There had already been, before the election of pope, a concomitance in two unrelated events occurring on the opening date of the 2005 Conclaves. First, a Turkish presidential candidate won overnight the northern Cyprus elections favouring re-unification peace talks of the two sectors; the Cyprus flag has two inter-locking olive branches in it. Secondly, the Italian Prime Minister has seriously been considering resigning and holding early general elections succumbing to pressure from the leftist opposition called l’Ulivo.

Petrus Romanus

The longest and final motto reads, “In persecutione extrema S.R.E. sedebit Petrus Romanus, qui pascet oues in multis tribulationibus: quibus transactis ciuitas septicollis diruetur, & Iudex tremêdus iudicabit populum suum. Finis.” (During the final persecution, the seat of the Holy Roman Church will be occupied by Peter the Roman, who will feed the sheep in many tribulations, after which the seven-hilled city will be destroyed, and the terrible Judge will judge his people.
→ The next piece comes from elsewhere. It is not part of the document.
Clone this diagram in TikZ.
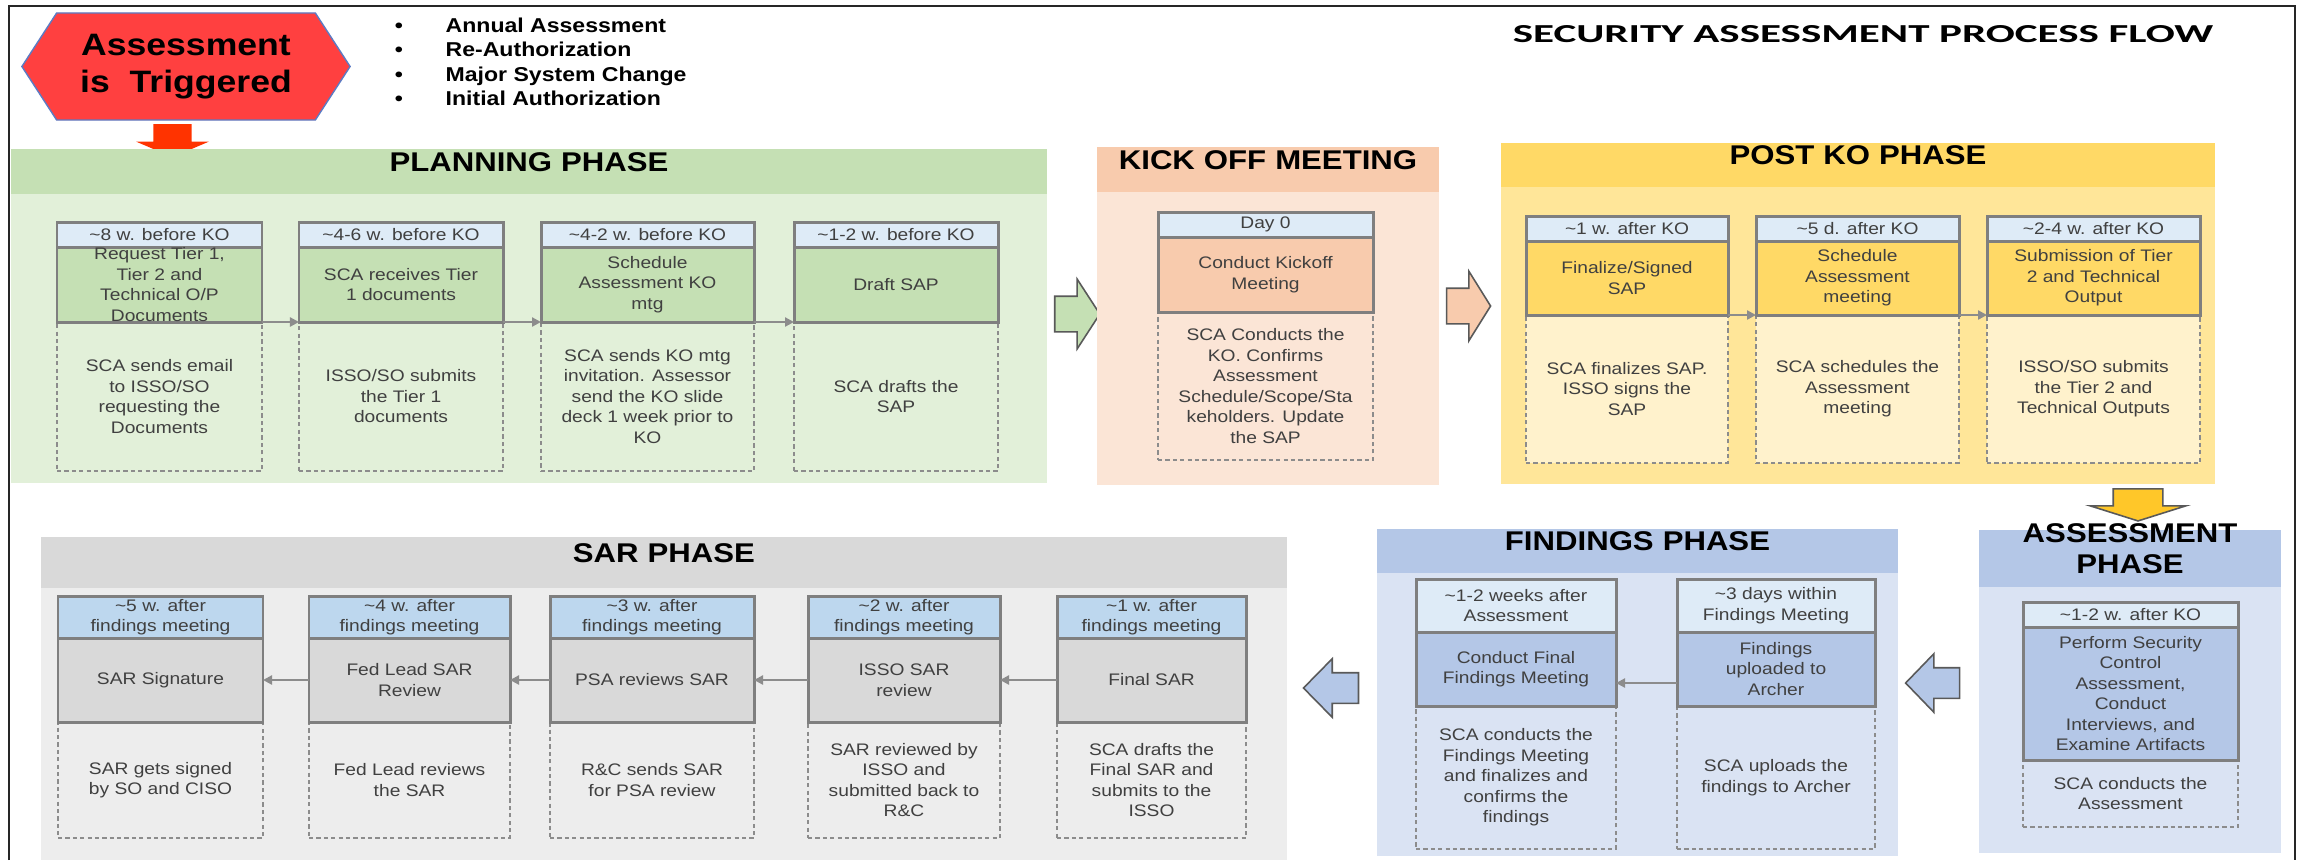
\documentclass[tikz,border=0pt]{standalone}
\usepackage{fontspec}
\usepackage{graphicx}
\setmainfont{Liberation Sans}[FakeStretch=1.15]
\newfontfamily\titlefam{Carlito}
\usetikzlibrary{fit,shapes.arrows,shapes.symbols,arrows.meta}

\definecolor{plhead}{HTML}{C5E0B4}
\definecolor{plbody}{HTML}{E2F0D9}
\definecolor{kohead}{HTML}{F8CBAD}
\definecolor{kobody}{HTML}{FBE5D6}
\definecolor{pkhead}{HTML}{FFD966}
\definecolor{pkbody}{HTML}{FFE699}
\definecolor{pkdsc}{HTML}{FFF2CC}
\definecolor{fnhead}{HTML}{B4C7E7}
\definecolor{fnbody}{HTML}{DAE3F3}
\definecolor{sahead}{HTML}{D9D9D9}
\definecolor{sabody}{HTML}{EDEDED}
\definecolor{lblight}{HTML}{DEEBF7}
\definecolor{lblsar}{HTML}{BDD7EE}
\definecolor{boxgray}{HTML}{7F7F7F}
\definecolor{dashgray}{HTML}{8C8C8C}
\definecolor{txtgray}{HTML}{404040}
\definecolor{conngray}{HTML}{8C8C8C}
\definecolor{arrowgray}{HTML}{595959}
\definecolor{hexred}{HTML}{FF4040}
\definecolor{hexblue}{HTML}{5B7BC4}
\definecolor{redarrow}{HTML}{FF3300}
\definecolor{yelarrow}{HTML}{FFC729}
\definecolor{framec}{HTML}{262626}

\newcommand{\boxfont}{\fontsize{4.75pt}{5.83pt}\selectfont}
\newcommand{\hdrfont}{\bfseries\fontsize{7.7pt}{8.8pt}\selectfont}
\newcommand{\hexfont}{\bfseries\fontsize{8.8pt}{10.5pt}\selectfont}
\newcommand{\bulfont}{\bfseries\fontsize{5.7pt}{6.9pt}\selectfont}
\newcommand{\tl}{\textasciitilde}

\tikzset{
  panel/.style={inner sep=0pt, outer sep=0pt},
  hdrtxt/.style={font=\hdrfont, align=center, text=black},
  lblbox/.style={draw=boxgray, line width=0.85pt, inner sep=0pt, outer sep=0pt},
  ttlbox/.style={draw=boxgray, line width=0.85pt, inner sep=0pt, outer sep=0pt},
  dscbox/.style={draw=dashgray, line width=0.4pt, dash pattern=on 1.2pt off 0.9pt, inner sep=0pt, outer sep=0pt},
  boxtxt/.style={align=center, text=txtgray, font=\boxfont, inner sep=0pt},
  blockarrow/.style={single arrow, draw=arrowgray, line width=0.45pt, inner xsep=0pt},
  conn/.style={draw=conngray, line width=0.7pt, -{Triangle[length=0.09cm,width=0.09cm]}},
  bul/.style={font=\bulfont, inner sep=0pt, text=black},
}

\newcommand{\setrows}[4]{\def\rya{#1}\def\ryb{#2}\def\ryc{#3}\def\ryd{#4}}
\newcommand{\stepbox}[6]{%
  \node[dscbox, fill=dscc, fit={(#2,\ryc) (#3,\ryd)}] (#1d) {};
  \node[lblbox, fill=lblc, fit={(#2,\rya) (#3,\ryb)}] (#1l) {};
  \node[ttlbox, fill=ttlc, fit={(#2,\ryb) (#3,\ryc)}] (#1t) {};
  \node[boxtxt] (#1lx) at (#1l.center) {#4};
  \node[boxtxt] (#1tx) at (#1t.center) {#5};
  \node[boxtxt] (#1dx) at (#1d.center) {#6};
}

\begin{document}
\begin{tikzpicture}[x=0.01cm, y=-0.01cm]
\useasboundingbox (0,0) rectangle (2303,860);
\fill[white] (0,0) rectangle (2303,860);
\draw[framec, line width=0.6pt] (9,860) -- (9,6) -- (2295,6) -- (2295,860);

% trigger
\node[signal, signal to=east and west, signal pointer angle=114, minimum width=3.28cm, minimum height=1.07cm, inner sep=0pt, fill=hexred, draw=hexblue, line width=0.4pt] (trig) at (186,66.5) {};
\node[font=\hexfont, align=center, inner sep=0pt] (trigtx) at (trig.center) {Assessment\\is\ \ Triggered};
\node[single arrow, rotate=270, fill=redarrow, inner xsep=0pt, inner ysep=0.185cm, minimum height=0.33cm, single arrow head extend=0.17cm, single arrow tip angle=134] (trigarr) at (172.5,136.5) {};

% bullets
\node[bul, anchor=base] (bu1) at (399,32) {\textbullet};
\node[bul, anchor=base west] (bt1) at (445,32) {Annual Assessment};
\node[bul, anchor=base] (bu2) at (399,56.5) {\textbullet};
\node[bul, anchor=base west] (bt2) at (445,56.5) {Re-Authorization};
\node[bul, anchor=base] (bu3) at (399,81) {\textbullet};
\node[bul, anchor=base west] (bt3) at (445,81) {Major System Change};
\node[bul, anchor=base] (bu4) at (399,105.5) {\textbullet};
\node[bul, anchor=base west] (bt4) at (445,105.5) {Initial Authorization};

% title
\node[anchor=base, inner sep=0pt] (title) at (1863,42) {\resizebox{7cm}{0.17cm}{\titlefam\bfseries SECURITY ASSESSMENT PROCESS FLOW}};

% ---------- PLANNING ----------
\node[panel, fill=plbody, fit={(11,149) (1047,483)}] (plan) {};
\node[panel, fill=plhead, fit={(11,149) (1047,194)}, hdrtxt] (planh) {PLANNING PHASE};
\colorlet{lblc}{lblight}\colorlet{ttlc}{plhead}\colorlet{dscc}{plbody}
\setrows{222}{247}{322}{471}
\stepbox{pa}{57}{262}{\tl 8 w. before KO}{Request Tier 1,\\Tier 2 and\\Technical O/P\\Documents}{SCA sends email\\to ISSO/SO\\requesting the\\Documents}
\stepbox{pb}{299}{503}{\tl 4-6 w. before KO}{SCA receives Tier\\1 documents}{ISSO/SO submits\\the Tier 1\\documents}
\stepbox{pc}{541}{754}{\tl 4-2 w. before KO}{Schedule\\Assessment KO\\mtg}{SCA sends KO mtg\\invitation. Assessor\\send the KO slide\\deck 1 week prior to\\KO}
\stepbox{pd}{794}{998}{\tl 1-2 w. before KO}{Draft SAP}{SCA drafts the\\SAP}
\draw[conn] (pat.south east) -- (pbt.south west);
\draw[conn] (pbt.south east) -- (pct.south west);
\draw[conn] (pct.south east) -- (pdt.south west);

\node[blockarrow, fill=plhead, inner ysep=0.17cm, minimum height=0.45cm, single arrow head extend=0.17cm, single arrow tip angle=114] (arr1) at (1071.5,314) {};

% ---------- KICK OFF ----------
\node[panel, fill=kobody, fit={(1097,147) (1439,485)}] (kick) {};
\node[panel, fill=kohead, fit={(1097,147) (1439,192)}, hdrtxt] (kickh) {KICK OFF MEETING};
\colorlet{lblc}{lblight}\colorlet{ttlc}{kohead}\colorlet{dscc}{kobody}
\setrows{212}{237}{312}{460}
\stepbox{ka}{1158}{1373}{Day 0}{Conduct Kickoff\\Meeting}{SCA Conducts the\\KO. Confirms\\Assessment\\Schedule/Scope/Sta\\keholders. Update\\the SAP}

\node[blockarrow, fill=kohead, inner ysep=0.17cm, minimum height=0.44cm, single arrow head extend=0.17cm, single arrow tip angle=116] (arr2) at (1463,306) {};

% ---------- POST KO ----------
\node[panel, fill=pkbody, fit={(1501,143) (2215,484)}] (post) {};
\node[panel, fill=pkhead, fit={(1501,143) (2215,187)}, hdrtxt] (posth) {POST KO PHASE};
\colorlet{lblc}{lblight}\colorlet{ttlc}{pkhead}\colorlet{dscc}{pkdsc}
\setrows{216}{241}{315}{463}
\stepbox{qa}{1526}{1728}{\tl 1 w. after KO}{Finalize/Signed\\SAP}{SCA finalizes SAP.\\ISSO signs the\\SAP}
\stepbox{qb}{1756}{1959}{\tl 5 d. after KO}{Schedule\\Assessment\\meeting}{SCA schedules the\\Assessment\\meeting}
\stepbox{qc}{1987}{2200}{\tl 2-4 w. after KO}{Submission of Tier\\2 and Technical\\Output}{ISSO/SO submits\\the Tier 2 and\\Technical Outputs}
\draw[conn] (qat.south east) -- (qbt.south west);
\draw[conn] (qbt.south east) -- (qct.south west);

\node[blockarrow, fill=yelarrow, rotate=270, inner ysep=0.24cm, minimum height=0.32cm, single arrow head extend=0.23cm, single arrow tip angle=145] (arr3) at (2138,501) {};

% ---------- ASSESSMENT ----------
\node[panel, fill=fnbody, fit={(1979,530) (2281,853)}] (asse) {};
\node[panel, fill=fnhead, fit={(1979,530) (2281,587)}, hdrtxt] (asseh) {ASSESSMENT\\PHASE};
\colorlet{lblc}{lblight}\colorlet{ttlc}{fnhead}\colorlet{dscc}{fnbody}
\setrows{602}{627}{760}{827}
\stepbox{aa}{2023}{2238}{\tl 1-2 w. after KO}{Perform Security\\Control\\Assessment,\\Conduct\\Interviews, and\\Examine Artifacts}{SCA conducts the\\Assessment}

\node[blockarrow, fill=fnhead, rotate=180, inner ysep=0.145cm, minimum height=0.54cm, single arrow head extend=0.14cm, single arrow tip angle=92] (arr4) at (1940,683) {};

% ---------- FINDINGS ----------
\node[panel, fill=fnbody, fit={(1377,529) (1898,856)}] (find) {};
\node[panel, fill=fnhead, fit={(1377,529) (1898,573)}, hdrtxt] (findh) {FINDINGS PHASE};
\colorlet{lblc}{lblight}\colorlet{ttlc}{fnhead}\colorlet{dscc}{fnbody}
\setrows{579}{632}{706}{849}
\stepbox{fa}{1416}{1616}{\tl 1-2 weeks after\\Assessment}{Conduct Final\\Findings Meeting}{SCA conducts the\\Findings Meeting\\and finalizes and\\confirms the\\findings}
\stepbox{fb}{1677}{1875}{\tl 3 days within\\Findings Meeting}{Findings\\uploaded to\\Archer}{SCA uploads the\\findings to Archer}
\draw[conn] ([yshift=-0.14cm]fbt.west) -- ([yshift=-0.14cm]fat.east);

\node[blockarrow, fill=fnhead, rotate=180, inner ysep=0.145cm, minimum height=0.55cm, single arrow head extend=0.14cm, single arrow tip angle=91] (arr5) at (1338.5,688) {};

% ---------- SAR ----------
\node[panel, fill=sabody, fit={(41,537) (1287,860)}] (sar) {};
\node[panel, fill=sahead, fit={(41,537) (1287,588)}, hdrtxt] (sarh) {SAR PHASE};
\colorlet{lblc}{lblsar}\colorlet{ttlc}{sahead}\colorlet{dscc}{sabody}
\setrows{596}{638}{722}{838}
\stepbox{sa}{58}{263}{\tl 5 w. after\\findings meeting}{SAR Signature}{SAR gets signed\\by SO and CISO}
\stepbox{sb}{309}{510}{\tl 4 w. after\\findings meeting}{Fed Lead SAR\\Review}{Fed Lead reviews\\the SAR}
\stepbox{sc}{550}{754}{\tl 3 w. after\\findings meeting}{PSA reviews SAR}{R\&C sends SAR\\for PSA review}
\stepbox{sd}{808}{1000}{\tl 2 w. after\\findings meeting}{ISSO SAR\\review}{SAR reviewed by\\ISSO and\\submitted back to\\R\&C}
\stepbox{se}{1057}{1246}{\tl 1 w. after\\findings meeting}{Final SAR}{SCA drafts the\\Final SAR and\\submits to the\\ISSO}
\draw[conn] (set.west) -- (sdt.east);
\draw[conn] (sdt.west) -- (sct.east);
\draw[conn] (sct.west) -- (sbt.east);
\draw[conn] (sbt.west) -- (sat.east);
\end{tikzpicture}
\end{document}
There are several interpretations regarding the last Popes listed by St. Malachy taken by those who believe the prophecies:

Regarding whether additional Popes, not listed by St. Malachy occur between Gloria Olivae and Petrus Romanus the following differing views are held: Gloria Olivae is immediately followed by Petrus Romanus. There is a gap of unknown length between these two Popes, about which Malachy did not write. Regarding whether the Papacy ends with Petrus Romanus, the following differing views are held:

Petrus Romanus will be the final Pope. The end of his papacy will mark either the end of the papacy, the end of the Church, or the end of the world.

There will be additional Popes following Petrus Romanus, about which Malachy did not write. There is also possibility that these additional popes might be considered antipopes, which could justify their omission in St. Malachy’s eyes.

In any case, i strongly believe we dont have a prophecy here but a forgery. Time will show.